** BEGIN Records **

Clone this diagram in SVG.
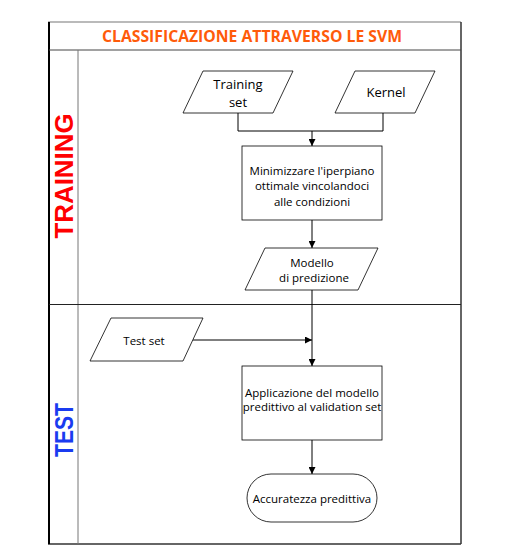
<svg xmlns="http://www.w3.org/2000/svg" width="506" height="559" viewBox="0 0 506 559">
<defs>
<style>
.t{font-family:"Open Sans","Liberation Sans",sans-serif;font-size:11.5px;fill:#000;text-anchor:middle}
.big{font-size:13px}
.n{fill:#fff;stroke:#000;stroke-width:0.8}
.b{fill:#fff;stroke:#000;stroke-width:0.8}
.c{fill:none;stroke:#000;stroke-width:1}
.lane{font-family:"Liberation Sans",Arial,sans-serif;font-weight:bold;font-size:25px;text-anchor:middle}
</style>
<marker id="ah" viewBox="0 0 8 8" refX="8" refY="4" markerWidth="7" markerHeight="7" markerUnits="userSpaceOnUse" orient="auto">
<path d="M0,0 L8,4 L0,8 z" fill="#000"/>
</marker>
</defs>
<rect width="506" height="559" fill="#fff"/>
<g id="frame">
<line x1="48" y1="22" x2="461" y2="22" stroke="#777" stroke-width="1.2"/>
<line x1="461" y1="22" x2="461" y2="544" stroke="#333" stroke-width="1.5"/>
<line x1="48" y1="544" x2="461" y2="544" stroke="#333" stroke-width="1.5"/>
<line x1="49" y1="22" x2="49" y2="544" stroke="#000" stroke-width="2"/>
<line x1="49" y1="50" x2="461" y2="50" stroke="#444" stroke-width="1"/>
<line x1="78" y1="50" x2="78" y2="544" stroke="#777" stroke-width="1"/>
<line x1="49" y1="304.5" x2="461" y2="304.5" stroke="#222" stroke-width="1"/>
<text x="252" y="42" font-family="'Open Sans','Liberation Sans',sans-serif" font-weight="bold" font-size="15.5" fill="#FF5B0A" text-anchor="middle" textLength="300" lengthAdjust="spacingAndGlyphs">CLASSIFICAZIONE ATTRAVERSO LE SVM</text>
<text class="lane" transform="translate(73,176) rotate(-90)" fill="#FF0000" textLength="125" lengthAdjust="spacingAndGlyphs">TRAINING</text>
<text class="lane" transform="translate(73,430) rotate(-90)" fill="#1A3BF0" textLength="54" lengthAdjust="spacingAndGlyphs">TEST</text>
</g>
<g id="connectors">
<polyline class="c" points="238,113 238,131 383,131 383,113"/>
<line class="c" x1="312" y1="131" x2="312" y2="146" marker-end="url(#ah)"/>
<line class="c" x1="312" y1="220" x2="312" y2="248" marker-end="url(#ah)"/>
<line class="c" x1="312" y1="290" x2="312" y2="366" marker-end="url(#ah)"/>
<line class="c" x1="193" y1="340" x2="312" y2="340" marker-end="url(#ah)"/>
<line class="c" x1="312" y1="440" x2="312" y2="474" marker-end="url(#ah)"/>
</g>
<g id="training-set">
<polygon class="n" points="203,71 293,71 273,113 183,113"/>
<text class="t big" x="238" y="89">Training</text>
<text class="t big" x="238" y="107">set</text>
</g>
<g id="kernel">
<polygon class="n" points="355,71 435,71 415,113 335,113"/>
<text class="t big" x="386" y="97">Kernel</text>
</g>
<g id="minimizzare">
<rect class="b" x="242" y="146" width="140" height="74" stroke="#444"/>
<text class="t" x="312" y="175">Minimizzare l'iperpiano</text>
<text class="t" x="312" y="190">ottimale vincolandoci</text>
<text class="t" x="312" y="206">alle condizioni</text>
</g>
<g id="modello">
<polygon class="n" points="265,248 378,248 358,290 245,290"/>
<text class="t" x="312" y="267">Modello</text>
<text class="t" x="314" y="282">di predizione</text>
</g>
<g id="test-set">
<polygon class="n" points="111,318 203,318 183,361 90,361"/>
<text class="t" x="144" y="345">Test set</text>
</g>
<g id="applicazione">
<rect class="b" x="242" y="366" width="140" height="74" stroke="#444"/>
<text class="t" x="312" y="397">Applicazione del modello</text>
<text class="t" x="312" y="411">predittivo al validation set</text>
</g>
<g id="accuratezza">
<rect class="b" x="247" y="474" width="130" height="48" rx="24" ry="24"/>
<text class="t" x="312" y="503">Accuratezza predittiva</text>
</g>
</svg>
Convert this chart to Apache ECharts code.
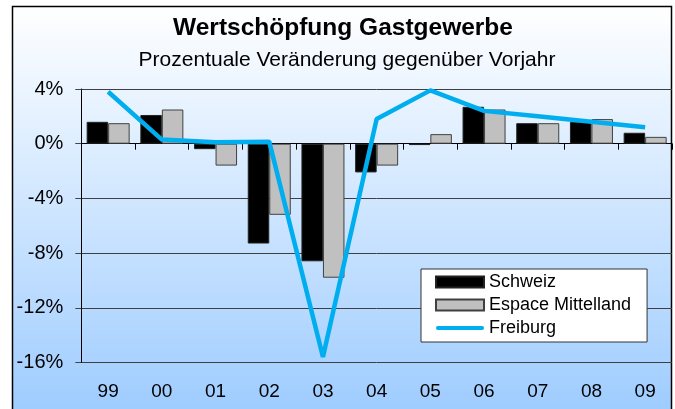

** END Records **
** BEGIN Records **

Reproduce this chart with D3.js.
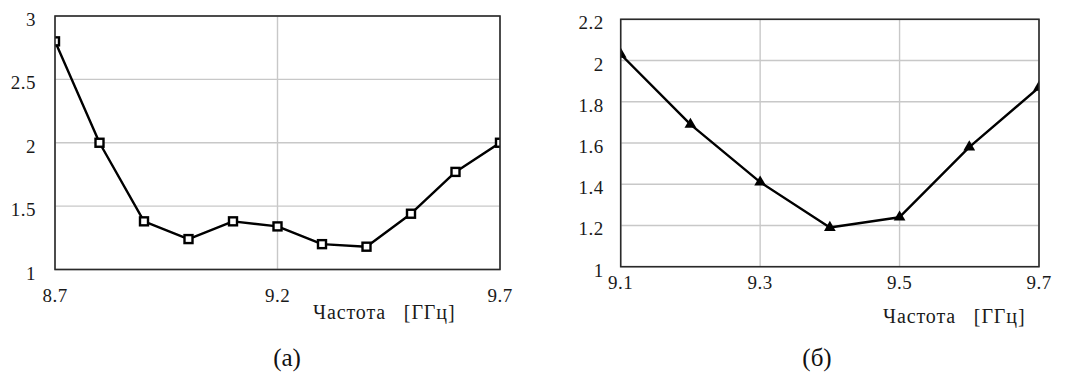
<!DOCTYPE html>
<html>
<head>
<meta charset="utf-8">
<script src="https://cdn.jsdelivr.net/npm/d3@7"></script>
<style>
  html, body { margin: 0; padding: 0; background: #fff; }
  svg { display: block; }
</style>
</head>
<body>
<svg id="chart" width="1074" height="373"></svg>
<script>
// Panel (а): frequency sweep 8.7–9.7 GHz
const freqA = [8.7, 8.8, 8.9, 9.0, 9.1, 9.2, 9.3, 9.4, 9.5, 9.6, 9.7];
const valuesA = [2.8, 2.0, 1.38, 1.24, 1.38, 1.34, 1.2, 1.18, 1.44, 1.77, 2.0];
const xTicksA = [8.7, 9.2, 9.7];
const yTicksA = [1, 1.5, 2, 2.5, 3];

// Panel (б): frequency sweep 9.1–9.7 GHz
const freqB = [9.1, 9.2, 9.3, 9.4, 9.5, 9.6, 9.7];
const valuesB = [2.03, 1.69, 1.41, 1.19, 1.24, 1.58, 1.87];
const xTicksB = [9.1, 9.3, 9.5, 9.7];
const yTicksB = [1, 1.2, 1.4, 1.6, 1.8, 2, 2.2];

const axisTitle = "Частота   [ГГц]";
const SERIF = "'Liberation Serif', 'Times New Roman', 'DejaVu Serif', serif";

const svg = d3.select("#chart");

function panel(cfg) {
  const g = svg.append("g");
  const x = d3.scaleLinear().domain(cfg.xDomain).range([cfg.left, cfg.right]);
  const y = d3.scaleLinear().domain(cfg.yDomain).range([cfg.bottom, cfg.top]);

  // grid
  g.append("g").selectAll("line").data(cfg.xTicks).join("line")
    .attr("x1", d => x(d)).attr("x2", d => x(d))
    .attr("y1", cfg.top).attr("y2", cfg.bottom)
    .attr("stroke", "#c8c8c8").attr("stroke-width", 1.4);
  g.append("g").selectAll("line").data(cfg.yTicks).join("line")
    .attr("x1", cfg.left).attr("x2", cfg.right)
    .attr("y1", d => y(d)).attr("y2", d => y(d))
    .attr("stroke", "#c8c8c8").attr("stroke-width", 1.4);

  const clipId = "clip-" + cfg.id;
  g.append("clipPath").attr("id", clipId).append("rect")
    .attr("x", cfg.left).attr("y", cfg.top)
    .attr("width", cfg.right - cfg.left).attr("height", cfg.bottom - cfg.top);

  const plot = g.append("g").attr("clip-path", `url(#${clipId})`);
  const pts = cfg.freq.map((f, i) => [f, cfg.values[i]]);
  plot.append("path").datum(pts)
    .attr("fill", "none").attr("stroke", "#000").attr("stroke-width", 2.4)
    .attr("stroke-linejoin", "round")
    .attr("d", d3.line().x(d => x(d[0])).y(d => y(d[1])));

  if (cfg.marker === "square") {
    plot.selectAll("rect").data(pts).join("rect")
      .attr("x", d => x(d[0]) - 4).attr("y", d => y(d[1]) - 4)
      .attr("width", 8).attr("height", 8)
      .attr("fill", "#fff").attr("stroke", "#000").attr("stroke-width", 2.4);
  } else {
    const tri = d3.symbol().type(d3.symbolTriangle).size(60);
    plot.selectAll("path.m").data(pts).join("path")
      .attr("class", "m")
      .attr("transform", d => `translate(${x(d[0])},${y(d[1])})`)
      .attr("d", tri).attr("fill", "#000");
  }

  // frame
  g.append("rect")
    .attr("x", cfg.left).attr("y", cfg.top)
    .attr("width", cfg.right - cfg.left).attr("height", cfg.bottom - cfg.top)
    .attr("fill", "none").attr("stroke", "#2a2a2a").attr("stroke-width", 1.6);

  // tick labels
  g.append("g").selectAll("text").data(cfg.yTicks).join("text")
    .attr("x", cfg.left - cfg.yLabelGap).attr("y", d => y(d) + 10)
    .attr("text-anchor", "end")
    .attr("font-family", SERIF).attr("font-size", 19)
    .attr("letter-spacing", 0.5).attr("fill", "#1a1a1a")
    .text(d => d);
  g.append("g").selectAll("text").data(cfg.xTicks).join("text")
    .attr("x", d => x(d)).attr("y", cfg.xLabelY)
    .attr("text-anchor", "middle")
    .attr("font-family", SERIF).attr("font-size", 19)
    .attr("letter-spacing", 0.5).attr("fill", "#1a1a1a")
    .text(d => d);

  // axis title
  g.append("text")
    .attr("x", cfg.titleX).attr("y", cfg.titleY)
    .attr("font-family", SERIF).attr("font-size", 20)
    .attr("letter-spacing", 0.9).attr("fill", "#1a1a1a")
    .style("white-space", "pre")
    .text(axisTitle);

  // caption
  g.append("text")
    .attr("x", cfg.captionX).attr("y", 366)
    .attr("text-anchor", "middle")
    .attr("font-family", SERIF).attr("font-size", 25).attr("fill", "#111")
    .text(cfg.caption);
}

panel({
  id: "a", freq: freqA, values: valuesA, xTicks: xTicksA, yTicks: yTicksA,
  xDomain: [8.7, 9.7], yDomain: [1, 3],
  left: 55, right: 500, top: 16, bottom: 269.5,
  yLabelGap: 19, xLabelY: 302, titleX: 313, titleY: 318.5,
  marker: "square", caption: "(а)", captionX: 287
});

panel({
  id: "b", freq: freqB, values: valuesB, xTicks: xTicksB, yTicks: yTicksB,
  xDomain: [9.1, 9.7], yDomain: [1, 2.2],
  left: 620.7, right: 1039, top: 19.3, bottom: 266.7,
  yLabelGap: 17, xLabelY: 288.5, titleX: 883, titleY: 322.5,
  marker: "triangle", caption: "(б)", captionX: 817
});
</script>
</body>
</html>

** END Records **
** BEGIN Records **

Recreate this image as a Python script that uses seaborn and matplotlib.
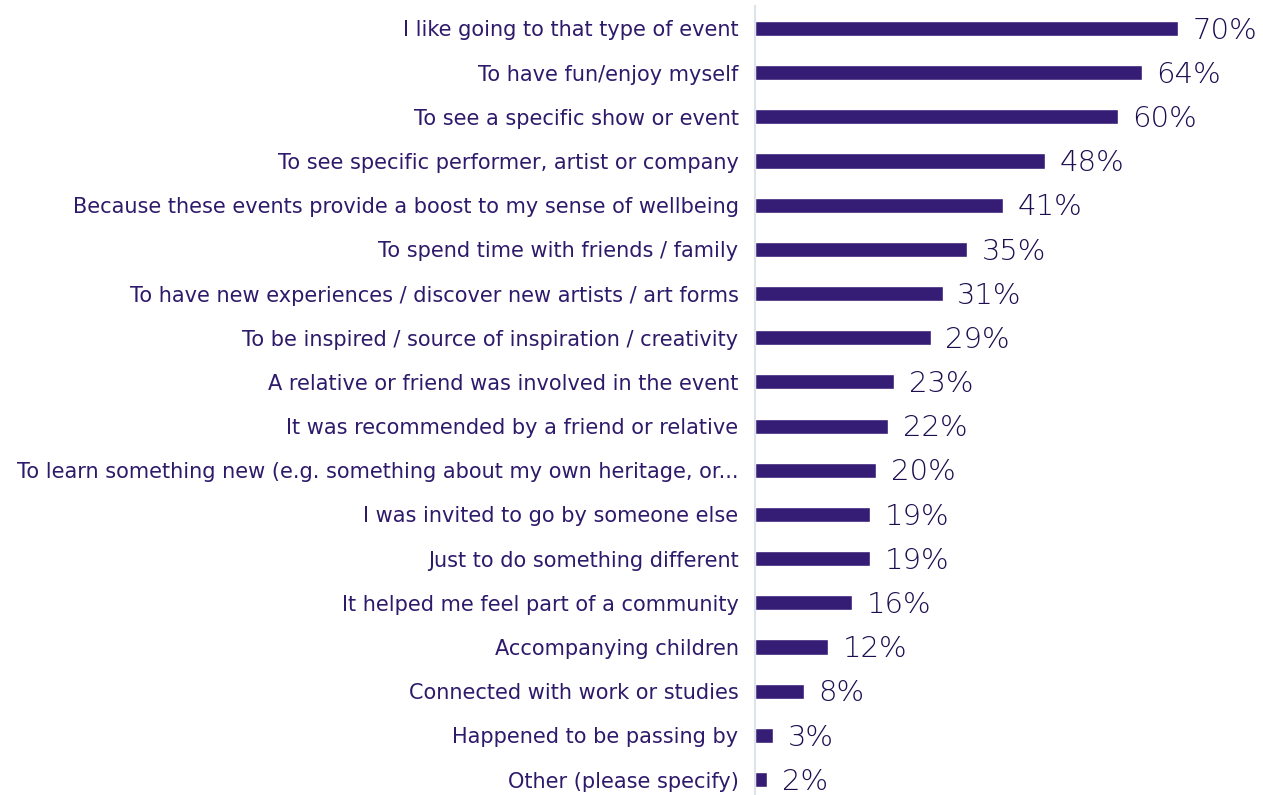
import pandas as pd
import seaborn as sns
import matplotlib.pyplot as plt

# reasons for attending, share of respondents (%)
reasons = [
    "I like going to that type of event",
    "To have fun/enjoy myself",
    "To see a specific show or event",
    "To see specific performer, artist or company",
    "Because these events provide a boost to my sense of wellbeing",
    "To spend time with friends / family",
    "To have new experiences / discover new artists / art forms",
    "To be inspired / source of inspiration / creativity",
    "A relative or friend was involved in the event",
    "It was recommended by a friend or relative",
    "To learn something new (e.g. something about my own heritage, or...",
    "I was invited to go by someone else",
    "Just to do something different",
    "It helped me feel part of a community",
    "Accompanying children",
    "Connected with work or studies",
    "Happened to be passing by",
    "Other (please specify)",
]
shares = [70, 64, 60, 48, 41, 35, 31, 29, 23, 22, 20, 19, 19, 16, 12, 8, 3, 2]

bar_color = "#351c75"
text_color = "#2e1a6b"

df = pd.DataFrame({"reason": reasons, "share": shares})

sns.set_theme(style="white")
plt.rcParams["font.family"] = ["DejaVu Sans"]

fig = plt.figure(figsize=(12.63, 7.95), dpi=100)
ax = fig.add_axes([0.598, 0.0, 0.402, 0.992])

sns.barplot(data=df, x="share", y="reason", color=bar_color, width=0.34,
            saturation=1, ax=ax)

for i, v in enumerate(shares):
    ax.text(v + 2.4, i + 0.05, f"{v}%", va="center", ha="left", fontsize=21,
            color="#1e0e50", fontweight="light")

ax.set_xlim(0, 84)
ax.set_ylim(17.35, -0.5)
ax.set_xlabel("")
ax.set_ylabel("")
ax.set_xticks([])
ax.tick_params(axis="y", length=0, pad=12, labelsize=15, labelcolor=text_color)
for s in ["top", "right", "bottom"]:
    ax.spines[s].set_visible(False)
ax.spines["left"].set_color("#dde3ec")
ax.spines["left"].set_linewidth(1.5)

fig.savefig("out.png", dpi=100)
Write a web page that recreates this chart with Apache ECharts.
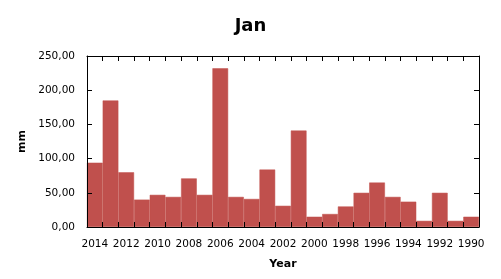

** END Records **

=== Directive ===
Within the listing above, extract exactly the lines that run from the one containing "Recreate this image" through the one containing "import matplotlib.pyplot as plt", excluding any pictures.

=== Expected answer ===
Recreate this image as a Python script that uses seaborn and matplotlib.
import pandas as pd
import seaborn as sns
import matplotlib.pyplot as plt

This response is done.